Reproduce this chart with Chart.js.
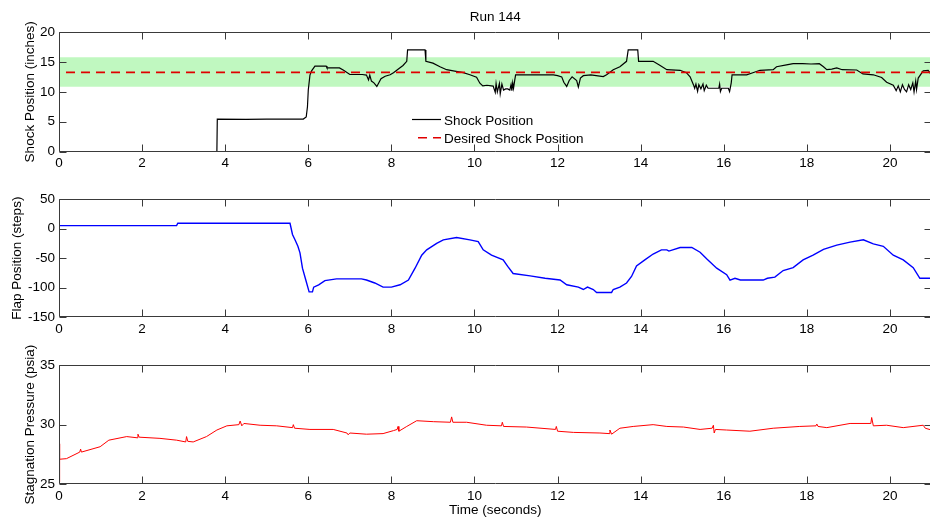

====

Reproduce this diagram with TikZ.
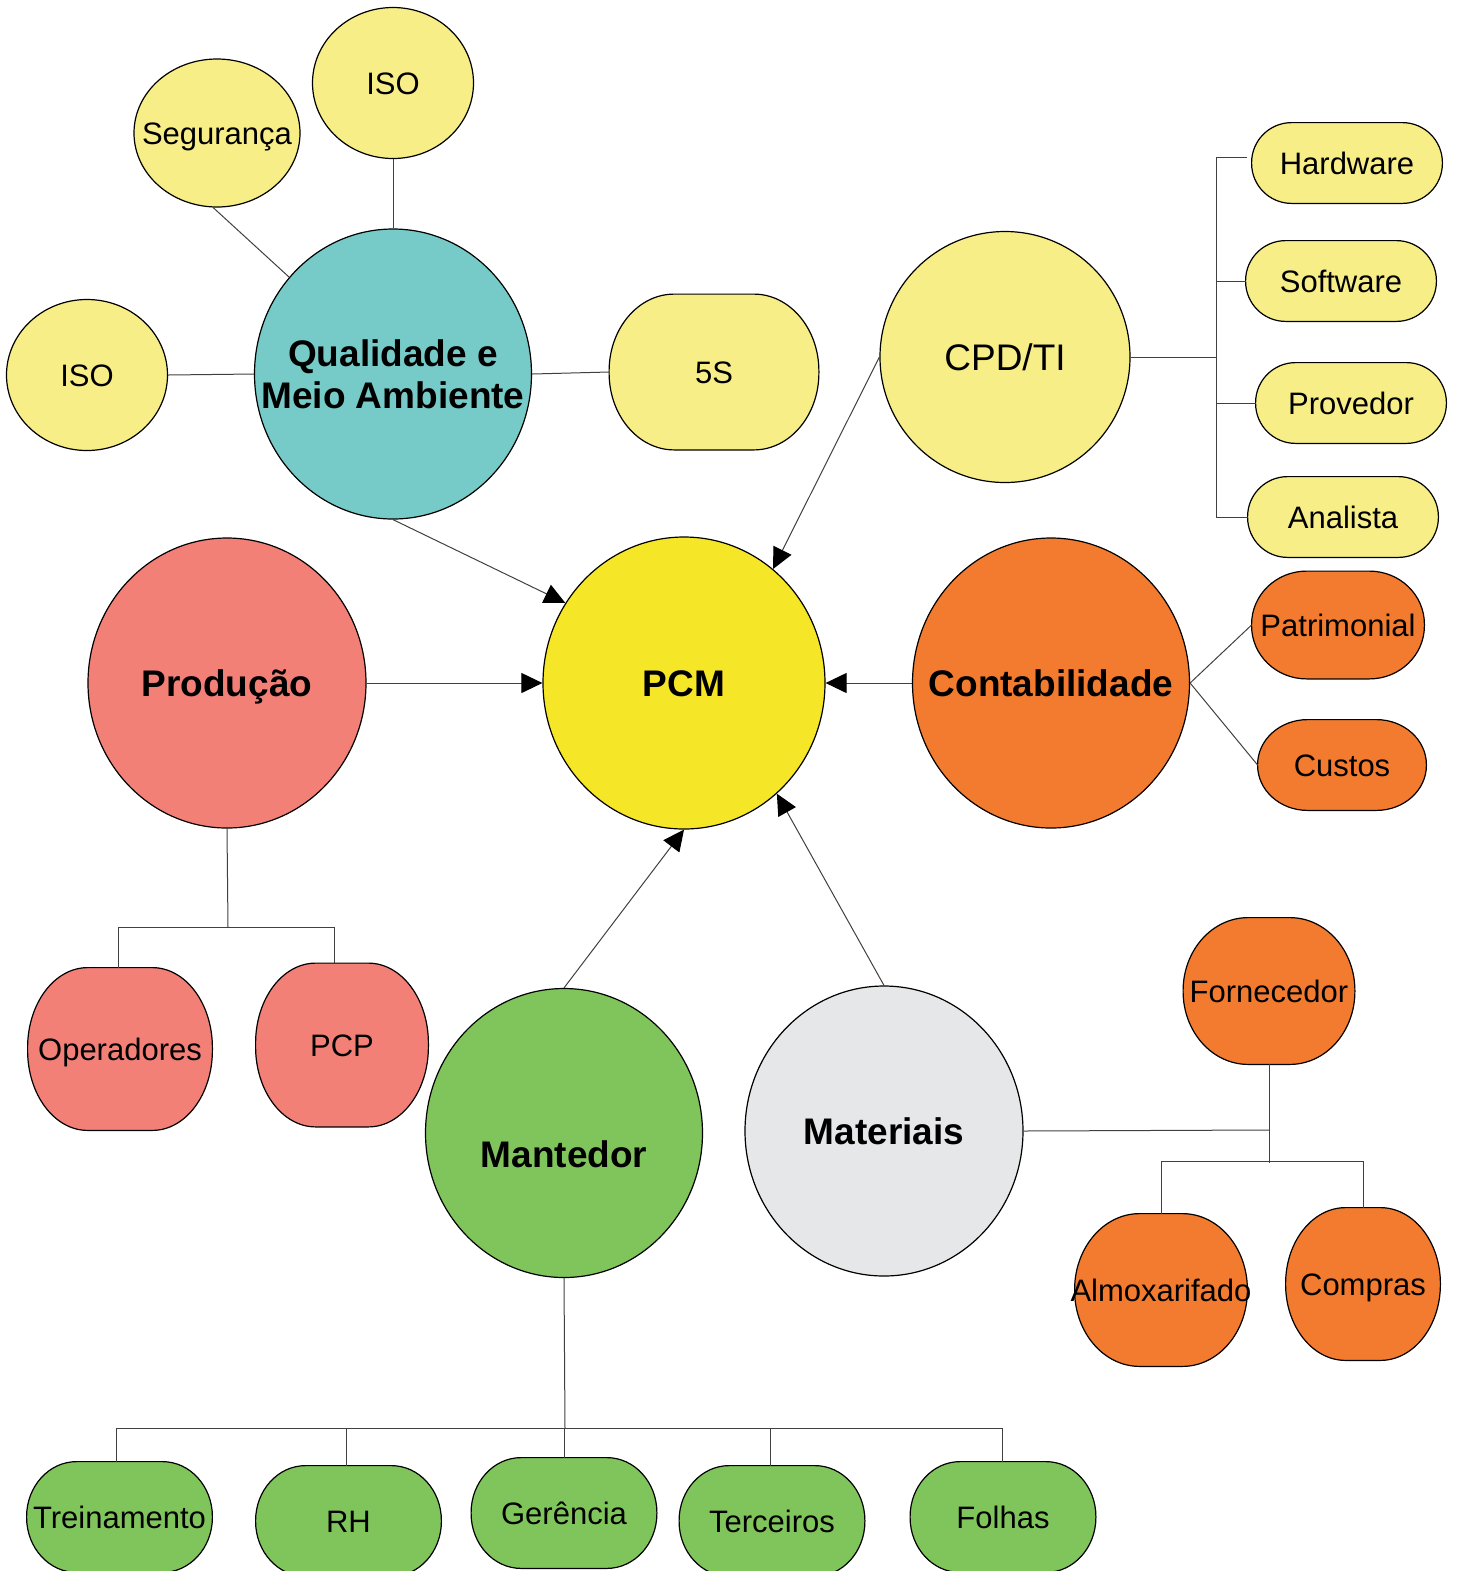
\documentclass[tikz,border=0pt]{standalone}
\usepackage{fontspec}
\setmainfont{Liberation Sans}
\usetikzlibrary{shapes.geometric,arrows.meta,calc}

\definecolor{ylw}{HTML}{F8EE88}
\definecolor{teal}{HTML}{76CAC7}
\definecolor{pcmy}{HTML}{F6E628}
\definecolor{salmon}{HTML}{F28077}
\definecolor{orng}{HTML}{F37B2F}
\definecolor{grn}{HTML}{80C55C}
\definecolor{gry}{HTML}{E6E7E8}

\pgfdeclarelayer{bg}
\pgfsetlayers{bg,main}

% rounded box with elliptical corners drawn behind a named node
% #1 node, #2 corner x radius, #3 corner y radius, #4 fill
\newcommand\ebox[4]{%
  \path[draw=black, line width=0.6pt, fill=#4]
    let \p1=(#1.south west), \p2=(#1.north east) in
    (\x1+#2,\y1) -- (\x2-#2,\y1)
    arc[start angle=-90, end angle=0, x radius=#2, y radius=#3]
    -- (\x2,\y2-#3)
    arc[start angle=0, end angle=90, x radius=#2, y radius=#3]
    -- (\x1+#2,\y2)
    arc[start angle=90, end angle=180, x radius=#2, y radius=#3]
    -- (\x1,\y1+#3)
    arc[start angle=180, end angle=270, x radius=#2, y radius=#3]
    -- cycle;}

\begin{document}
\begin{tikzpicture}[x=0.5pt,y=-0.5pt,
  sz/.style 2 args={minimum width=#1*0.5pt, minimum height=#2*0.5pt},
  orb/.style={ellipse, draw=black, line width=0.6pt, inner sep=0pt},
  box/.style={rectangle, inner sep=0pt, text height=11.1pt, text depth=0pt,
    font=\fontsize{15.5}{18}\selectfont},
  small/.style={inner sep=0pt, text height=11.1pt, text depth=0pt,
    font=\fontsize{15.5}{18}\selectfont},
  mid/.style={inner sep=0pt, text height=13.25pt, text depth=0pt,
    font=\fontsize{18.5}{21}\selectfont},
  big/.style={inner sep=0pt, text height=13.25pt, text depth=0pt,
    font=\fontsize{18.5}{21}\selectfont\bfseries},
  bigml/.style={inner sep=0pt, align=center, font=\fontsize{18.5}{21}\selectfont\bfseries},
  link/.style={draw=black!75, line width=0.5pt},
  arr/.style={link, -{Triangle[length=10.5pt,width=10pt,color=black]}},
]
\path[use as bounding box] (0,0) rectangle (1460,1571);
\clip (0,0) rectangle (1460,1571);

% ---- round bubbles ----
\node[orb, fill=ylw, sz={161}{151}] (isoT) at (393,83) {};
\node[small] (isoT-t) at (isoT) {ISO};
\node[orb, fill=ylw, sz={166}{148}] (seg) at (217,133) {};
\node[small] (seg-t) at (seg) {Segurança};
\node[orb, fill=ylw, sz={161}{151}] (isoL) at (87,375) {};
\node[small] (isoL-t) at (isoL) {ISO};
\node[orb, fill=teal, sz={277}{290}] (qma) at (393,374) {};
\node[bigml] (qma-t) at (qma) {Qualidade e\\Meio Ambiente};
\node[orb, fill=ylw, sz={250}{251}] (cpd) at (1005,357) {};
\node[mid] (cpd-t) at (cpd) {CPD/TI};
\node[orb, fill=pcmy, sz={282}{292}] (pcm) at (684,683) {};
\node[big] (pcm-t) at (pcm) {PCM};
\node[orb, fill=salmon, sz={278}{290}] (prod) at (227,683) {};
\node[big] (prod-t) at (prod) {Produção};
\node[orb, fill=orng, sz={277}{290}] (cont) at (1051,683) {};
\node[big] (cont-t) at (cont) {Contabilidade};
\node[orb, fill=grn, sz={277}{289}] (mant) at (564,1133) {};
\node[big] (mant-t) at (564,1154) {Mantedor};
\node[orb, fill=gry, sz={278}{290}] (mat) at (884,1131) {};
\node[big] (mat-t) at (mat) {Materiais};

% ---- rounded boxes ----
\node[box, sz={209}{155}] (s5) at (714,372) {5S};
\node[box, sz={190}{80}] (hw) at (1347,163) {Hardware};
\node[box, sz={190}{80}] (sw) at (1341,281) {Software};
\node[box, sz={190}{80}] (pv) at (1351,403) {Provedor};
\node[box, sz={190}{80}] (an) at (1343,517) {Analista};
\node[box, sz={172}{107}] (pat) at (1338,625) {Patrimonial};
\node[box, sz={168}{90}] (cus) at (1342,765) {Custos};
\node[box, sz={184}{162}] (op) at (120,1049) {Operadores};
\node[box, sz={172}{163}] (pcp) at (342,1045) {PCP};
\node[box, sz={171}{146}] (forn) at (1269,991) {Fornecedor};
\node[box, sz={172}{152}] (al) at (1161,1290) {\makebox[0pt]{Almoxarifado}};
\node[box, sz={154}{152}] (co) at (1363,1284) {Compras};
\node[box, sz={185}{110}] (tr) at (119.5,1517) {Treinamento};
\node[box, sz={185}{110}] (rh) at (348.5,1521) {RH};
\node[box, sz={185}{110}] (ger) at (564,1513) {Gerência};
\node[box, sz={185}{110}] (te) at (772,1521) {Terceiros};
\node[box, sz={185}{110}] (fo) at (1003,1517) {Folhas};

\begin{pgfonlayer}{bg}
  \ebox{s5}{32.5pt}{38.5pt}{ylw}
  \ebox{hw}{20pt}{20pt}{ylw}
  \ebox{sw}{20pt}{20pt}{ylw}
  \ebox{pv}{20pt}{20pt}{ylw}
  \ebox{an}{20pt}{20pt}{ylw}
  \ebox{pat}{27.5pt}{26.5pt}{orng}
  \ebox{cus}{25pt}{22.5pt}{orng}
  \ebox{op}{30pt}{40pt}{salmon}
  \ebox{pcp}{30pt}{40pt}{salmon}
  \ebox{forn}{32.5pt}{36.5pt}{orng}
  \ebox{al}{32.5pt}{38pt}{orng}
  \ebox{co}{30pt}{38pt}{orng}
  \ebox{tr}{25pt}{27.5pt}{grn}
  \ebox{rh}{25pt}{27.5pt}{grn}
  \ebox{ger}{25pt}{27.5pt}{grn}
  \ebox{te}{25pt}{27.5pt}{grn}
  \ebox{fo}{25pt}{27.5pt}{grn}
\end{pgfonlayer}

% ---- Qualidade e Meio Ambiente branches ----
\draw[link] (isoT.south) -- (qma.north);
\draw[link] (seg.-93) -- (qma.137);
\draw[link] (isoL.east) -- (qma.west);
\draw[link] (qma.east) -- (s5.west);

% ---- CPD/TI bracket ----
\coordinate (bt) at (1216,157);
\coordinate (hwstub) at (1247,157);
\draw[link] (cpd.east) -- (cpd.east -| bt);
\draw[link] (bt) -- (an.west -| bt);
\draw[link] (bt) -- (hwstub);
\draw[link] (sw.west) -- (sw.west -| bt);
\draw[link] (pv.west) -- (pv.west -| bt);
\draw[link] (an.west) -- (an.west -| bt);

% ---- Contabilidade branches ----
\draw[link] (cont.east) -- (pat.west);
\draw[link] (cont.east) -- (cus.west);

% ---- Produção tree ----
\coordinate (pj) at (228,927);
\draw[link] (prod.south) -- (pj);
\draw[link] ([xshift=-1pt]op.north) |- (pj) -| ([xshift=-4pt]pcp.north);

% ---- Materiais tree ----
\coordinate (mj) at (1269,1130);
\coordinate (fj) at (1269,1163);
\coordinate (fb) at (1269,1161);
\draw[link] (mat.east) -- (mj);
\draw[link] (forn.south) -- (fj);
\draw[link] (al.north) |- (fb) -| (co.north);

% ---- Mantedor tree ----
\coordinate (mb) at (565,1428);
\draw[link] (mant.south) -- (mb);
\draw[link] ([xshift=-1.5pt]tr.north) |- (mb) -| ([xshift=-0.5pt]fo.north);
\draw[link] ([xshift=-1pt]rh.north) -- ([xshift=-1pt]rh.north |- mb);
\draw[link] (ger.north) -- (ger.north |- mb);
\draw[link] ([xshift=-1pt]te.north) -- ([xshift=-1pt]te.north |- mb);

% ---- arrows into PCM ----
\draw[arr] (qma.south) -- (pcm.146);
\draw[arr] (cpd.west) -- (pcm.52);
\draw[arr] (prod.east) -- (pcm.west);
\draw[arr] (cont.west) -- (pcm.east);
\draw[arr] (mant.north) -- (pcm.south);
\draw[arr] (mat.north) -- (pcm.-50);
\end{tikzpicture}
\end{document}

====

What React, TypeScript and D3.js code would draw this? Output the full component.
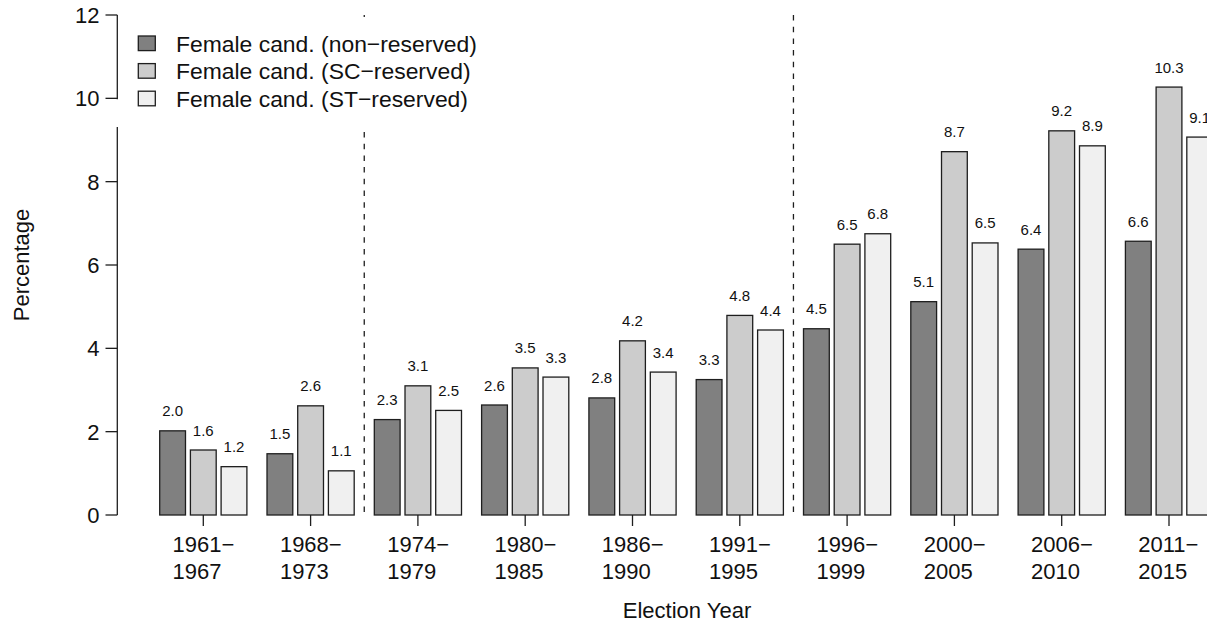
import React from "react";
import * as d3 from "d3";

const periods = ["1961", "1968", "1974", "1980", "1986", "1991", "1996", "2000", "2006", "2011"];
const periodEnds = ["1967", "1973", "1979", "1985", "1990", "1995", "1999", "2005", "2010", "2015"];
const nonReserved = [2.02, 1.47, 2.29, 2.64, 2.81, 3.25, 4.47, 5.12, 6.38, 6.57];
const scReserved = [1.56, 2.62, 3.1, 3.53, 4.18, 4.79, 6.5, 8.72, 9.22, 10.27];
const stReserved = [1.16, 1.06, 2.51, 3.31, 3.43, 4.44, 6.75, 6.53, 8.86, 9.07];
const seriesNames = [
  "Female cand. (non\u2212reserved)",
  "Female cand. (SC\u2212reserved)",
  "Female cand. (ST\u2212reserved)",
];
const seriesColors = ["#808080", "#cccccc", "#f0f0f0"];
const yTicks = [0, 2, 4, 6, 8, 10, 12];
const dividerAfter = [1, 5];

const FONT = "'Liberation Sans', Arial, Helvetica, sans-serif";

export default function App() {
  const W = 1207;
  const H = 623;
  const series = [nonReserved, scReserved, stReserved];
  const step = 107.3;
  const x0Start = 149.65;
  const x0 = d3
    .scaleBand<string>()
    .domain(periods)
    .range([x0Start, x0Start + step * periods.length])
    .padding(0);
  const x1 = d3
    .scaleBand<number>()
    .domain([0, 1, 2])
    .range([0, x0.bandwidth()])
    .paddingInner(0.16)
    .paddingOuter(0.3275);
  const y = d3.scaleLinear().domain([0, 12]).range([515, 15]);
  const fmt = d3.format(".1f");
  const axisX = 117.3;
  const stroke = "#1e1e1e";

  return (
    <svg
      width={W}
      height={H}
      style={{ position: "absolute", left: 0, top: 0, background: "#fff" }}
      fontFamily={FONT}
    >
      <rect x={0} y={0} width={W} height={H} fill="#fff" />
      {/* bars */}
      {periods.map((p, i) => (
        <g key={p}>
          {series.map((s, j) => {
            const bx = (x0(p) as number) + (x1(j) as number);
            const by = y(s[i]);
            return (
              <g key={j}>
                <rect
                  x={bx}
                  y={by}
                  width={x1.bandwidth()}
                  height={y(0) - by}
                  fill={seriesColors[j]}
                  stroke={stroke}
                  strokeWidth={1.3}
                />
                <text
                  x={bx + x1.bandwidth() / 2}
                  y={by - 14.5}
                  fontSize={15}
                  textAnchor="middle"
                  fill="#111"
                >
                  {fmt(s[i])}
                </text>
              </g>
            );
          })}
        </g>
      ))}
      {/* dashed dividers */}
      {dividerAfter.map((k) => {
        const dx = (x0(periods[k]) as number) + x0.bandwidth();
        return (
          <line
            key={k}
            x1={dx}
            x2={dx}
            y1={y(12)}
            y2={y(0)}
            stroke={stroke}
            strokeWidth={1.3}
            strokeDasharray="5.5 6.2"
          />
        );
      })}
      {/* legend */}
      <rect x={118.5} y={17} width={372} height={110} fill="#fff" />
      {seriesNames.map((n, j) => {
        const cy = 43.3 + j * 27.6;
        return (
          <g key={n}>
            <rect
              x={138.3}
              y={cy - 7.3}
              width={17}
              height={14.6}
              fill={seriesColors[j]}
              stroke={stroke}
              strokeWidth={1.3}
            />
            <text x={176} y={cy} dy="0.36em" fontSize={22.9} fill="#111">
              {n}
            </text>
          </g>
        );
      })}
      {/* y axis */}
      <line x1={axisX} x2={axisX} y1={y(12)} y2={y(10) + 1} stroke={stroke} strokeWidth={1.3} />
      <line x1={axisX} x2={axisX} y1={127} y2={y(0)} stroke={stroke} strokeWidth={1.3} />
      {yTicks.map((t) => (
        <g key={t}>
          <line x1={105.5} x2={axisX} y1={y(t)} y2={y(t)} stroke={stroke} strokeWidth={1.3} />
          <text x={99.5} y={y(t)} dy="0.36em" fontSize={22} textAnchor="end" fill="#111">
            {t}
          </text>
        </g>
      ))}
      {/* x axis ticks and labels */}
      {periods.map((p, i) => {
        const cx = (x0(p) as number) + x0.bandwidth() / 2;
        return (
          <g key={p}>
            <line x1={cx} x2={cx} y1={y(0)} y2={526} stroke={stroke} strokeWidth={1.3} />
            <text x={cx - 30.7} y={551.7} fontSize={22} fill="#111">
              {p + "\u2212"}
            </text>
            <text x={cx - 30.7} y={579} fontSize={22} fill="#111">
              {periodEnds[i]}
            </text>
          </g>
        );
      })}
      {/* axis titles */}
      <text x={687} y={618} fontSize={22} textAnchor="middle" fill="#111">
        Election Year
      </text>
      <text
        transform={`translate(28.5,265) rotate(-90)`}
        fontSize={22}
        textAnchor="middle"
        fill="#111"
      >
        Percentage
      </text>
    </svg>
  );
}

====

__EXERCISE REQUIREMENTS__:
Word for word, repeat the lines above from the one with "What React, TypeScript" through the one with "import * as", and nothing beyond them. Omit the pictures.

__RESULT__:
What React, TypeScript and D3.js code would draw this? Output the full component.
import React from "react";
import * as d3 from "d3";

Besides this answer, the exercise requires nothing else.